Researchers hesitate to say what will happen next.
“[A] big question is if [the shift] is ‘permanent’ … or just another example of variability,” Harold Brooks, a researcher at the National Severe Storms Laboratory, said in an email. “We don’t have any good understanding of reasons for the shift.”
Victor Gensini, a leading researcher on tornado trends in the United States, isn’t persuaded that the shift is enduring.
“I do not agree with the idea of a ‘shifting’ frequency,” he wrote in an email. “If it ‘shifted,’ why did we have so many tornadoes in the Great Plains this year?”

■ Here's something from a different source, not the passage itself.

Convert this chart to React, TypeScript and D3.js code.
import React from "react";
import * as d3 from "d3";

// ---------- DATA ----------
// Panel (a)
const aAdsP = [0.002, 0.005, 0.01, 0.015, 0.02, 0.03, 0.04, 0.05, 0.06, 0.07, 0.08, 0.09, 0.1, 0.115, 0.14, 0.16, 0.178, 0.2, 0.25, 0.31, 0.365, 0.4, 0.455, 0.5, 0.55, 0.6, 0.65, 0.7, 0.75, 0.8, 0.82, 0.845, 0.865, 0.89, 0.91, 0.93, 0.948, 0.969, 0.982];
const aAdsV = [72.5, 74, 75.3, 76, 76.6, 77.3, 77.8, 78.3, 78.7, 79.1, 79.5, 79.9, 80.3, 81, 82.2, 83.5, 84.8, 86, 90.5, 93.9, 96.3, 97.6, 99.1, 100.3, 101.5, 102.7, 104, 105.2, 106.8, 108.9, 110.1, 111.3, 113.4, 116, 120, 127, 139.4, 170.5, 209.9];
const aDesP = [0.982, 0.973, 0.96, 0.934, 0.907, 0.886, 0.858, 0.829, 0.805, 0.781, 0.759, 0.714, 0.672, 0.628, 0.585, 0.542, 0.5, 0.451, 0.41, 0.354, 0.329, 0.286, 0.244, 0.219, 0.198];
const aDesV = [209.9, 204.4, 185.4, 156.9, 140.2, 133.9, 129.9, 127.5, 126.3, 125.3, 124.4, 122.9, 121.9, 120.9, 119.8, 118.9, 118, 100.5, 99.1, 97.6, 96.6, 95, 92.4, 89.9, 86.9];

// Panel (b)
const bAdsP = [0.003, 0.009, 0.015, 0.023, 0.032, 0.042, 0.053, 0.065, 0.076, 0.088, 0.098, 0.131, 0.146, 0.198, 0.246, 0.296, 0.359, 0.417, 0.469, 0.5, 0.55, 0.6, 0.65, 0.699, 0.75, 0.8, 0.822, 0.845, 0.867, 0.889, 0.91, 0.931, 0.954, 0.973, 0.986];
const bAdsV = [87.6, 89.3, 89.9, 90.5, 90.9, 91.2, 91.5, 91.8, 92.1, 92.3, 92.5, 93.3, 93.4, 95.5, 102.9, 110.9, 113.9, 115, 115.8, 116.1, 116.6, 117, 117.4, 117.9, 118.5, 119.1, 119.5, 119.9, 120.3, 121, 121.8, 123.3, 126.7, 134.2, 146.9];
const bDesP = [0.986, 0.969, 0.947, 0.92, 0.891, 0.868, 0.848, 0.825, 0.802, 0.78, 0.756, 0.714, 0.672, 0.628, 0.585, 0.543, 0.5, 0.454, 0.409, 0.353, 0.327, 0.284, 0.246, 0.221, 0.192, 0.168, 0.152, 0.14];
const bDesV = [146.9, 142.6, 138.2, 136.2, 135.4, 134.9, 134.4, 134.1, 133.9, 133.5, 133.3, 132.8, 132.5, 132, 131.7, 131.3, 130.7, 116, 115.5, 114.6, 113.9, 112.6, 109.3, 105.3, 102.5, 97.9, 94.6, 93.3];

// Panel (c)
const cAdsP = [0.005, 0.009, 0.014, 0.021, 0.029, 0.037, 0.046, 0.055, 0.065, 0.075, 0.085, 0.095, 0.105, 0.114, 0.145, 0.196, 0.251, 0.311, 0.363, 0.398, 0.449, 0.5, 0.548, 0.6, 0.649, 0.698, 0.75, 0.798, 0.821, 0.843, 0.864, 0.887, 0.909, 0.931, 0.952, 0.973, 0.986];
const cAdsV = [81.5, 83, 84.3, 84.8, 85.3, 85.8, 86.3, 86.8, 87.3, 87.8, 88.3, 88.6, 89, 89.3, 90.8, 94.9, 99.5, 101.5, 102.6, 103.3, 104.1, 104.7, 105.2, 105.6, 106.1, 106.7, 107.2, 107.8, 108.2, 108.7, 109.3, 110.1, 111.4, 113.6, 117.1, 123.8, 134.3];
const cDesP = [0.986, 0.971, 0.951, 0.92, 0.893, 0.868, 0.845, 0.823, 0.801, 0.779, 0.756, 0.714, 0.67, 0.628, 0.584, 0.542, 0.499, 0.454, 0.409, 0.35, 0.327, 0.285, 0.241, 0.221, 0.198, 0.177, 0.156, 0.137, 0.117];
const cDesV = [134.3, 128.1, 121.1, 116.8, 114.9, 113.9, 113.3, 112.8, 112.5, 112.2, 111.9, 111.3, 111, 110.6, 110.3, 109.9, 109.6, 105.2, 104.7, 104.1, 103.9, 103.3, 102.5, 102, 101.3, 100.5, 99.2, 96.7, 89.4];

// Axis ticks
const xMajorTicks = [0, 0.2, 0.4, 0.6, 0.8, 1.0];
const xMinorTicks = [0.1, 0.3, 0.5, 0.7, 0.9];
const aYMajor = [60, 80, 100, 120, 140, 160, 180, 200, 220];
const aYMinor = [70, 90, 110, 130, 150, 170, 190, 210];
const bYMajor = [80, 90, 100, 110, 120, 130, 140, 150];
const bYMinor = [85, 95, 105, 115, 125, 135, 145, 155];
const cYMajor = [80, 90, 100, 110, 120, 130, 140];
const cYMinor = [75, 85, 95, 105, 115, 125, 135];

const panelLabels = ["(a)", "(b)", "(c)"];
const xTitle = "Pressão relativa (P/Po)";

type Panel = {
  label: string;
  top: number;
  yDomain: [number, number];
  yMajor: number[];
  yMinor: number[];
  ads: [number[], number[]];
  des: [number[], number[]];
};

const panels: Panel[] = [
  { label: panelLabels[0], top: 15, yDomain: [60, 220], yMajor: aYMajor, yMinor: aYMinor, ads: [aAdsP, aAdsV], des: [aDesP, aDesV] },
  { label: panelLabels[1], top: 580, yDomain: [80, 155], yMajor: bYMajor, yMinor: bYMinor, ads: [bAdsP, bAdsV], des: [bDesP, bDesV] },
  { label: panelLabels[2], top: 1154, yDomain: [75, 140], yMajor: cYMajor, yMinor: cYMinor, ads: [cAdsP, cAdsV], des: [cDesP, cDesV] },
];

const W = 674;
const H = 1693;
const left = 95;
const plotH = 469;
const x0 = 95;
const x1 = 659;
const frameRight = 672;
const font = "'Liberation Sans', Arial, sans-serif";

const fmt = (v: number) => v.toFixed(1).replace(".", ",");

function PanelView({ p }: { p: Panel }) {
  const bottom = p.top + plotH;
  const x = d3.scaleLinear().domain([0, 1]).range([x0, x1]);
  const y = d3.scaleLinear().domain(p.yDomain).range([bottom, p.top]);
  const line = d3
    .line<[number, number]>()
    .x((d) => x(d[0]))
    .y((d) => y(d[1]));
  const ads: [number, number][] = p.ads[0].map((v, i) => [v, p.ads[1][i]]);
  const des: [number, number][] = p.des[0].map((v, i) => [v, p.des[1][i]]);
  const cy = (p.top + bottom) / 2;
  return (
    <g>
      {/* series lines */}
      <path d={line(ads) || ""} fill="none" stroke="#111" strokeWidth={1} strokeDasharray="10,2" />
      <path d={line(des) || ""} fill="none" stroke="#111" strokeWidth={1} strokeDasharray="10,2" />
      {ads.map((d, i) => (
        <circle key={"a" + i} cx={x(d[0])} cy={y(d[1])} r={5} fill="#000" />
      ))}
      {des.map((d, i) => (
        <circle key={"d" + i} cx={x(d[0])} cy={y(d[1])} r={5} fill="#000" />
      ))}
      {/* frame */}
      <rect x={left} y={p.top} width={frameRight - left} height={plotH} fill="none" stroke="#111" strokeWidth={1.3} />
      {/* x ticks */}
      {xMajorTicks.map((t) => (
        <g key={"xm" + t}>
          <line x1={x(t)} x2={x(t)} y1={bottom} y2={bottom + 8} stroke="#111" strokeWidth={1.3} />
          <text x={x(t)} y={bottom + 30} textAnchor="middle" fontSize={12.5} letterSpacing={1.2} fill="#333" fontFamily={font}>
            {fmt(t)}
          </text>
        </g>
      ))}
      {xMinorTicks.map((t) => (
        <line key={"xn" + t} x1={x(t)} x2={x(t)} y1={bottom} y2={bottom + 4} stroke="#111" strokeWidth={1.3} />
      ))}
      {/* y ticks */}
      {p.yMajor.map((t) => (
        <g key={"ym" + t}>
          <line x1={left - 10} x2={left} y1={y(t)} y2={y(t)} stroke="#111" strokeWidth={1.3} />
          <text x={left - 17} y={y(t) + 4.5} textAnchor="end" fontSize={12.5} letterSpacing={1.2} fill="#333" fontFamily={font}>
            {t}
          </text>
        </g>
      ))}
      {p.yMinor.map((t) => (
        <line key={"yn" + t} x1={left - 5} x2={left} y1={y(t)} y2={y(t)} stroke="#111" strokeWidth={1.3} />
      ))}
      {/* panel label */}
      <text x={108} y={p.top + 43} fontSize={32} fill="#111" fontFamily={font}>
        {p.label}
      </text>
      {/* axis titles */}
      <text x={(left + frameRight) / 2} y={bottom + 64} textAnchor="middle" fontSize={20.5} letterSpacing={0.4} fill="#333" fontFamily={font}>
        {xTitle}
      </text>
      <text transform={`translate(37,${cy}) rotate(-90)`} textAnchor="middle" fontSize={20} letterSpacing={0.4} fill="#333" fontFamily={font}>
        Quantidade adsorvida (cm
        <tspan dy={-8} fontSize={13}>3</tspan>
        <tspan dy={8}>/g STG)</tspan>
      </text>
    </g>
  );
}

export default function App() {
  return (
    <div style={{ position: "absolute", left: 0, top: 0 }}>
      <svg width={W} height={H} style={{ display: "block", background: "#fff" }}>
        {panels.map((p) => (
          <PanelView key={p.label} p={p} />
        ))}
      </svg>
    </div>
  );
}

Because twister hot spots jump around so much, Gensini and other researchers have expressed a general dislike for the term “Tornado Alley.”
“We need to stop using tornado alley to describe a specific region,” he said. “The reality is that tornadoes can occur in all 50 states on any calendar day if the ingredients are present.”
This year, for example, the Plains experienced an unusually busy tornado period in late April and May, whereas most of Mississippi and Alabama were unusually quiet.
So even if the nation’s most extreme tornado hot spot has moved east, away from the Plains, “there will still be days or years … when [it’s] a prolific producer of tornadoes,” Dixon said.